In terms of land appreciation, most investors can expect farmland to increase in value by anywhere from 2 to 4 percent per year. The actual rate of appreciation can vary based on both macroeconomic factors (such as interest rates and the prices of alternative investments) as well as parcel-specific attributes (such as location, crop type, soil conditions, water conditions, government payments and the like).


Farmland Appreciation Value vs. Farmland Cap Rate

Farmland, like all land, is never guaranteed to appreciate. However, in recent years, farmland values have increased from 2 to 4 percent per year on average. In fact, according to the U.S. Department of Agriculture, farmland values began rising in 1988 and, except for single-year declines in 2009 and 2016, have continued rising ever since.


Farmland investors benefit from these higher values, which are in addition to the returns an investor would expect to earn on a cap rate basis alone.


For example, using cap rates, an investor can reasonably expect to earn 8 to 15 percent per year on a farmland property. The investor will also benefit from increasing property values, ranging from 2 to 5 percent per year. Therefore, a farmland investor can generally expect to earn between 6-8% cash on cash per year, and more in the long run when the farm’s cash distributions and the value of the farmland appreciation are combined.
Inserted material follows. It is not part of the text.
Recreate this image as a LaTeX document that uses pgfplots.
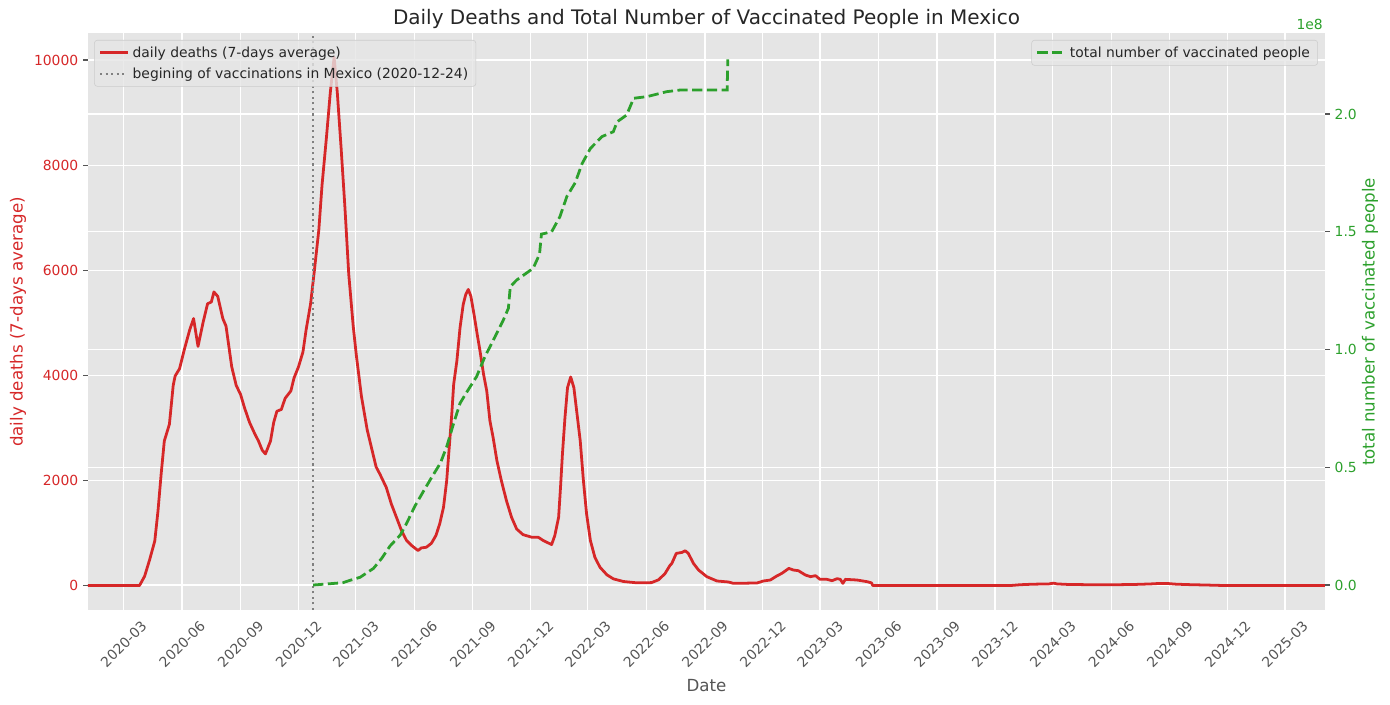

It is important to note that a farm’s location plays a major role in the degree to which it will appreciate. For example, between 2016 and 2020, farmland values increased the most in the Pacific States ( +11.3 percent) and decreased the most in the Northern Plains ( -10.0 percent). Moreover, nationally, cropland tends to appreciate faster than pastureland, which speaks to the importance of “what’s being grown” on the land in terms of its appreciation potential.


While cap rates have not historically played a role in the value of U.S. farmland, there is reason to believe they will become so in the near future. Today, farmland ownership remains highly fragmented. Many generational owners are on the brink of retirement, and they, or their children, will be looking to sell. Savvy investors are poised to take advantage of these opportunities as they look to scale their farmland portfolios.


With more institutional investors entering the fray, we can expect both farmland operations and valuation techniques to become more sophisticated. Institutional investors, seeking higher yields and greater profits, will evaluate properties using a property’s going-in and exit-cap potential. Just as they would look for ways to boost NOI at more traditional CRE assets, they are looking to do so with farmland as well. This is fundamentally change the value of farmland, often dramatically, as farmland becomes more profitable on a per-acre basis.


Those who invest in farmland today stand to benefit the most as the industry evolves before our eyes.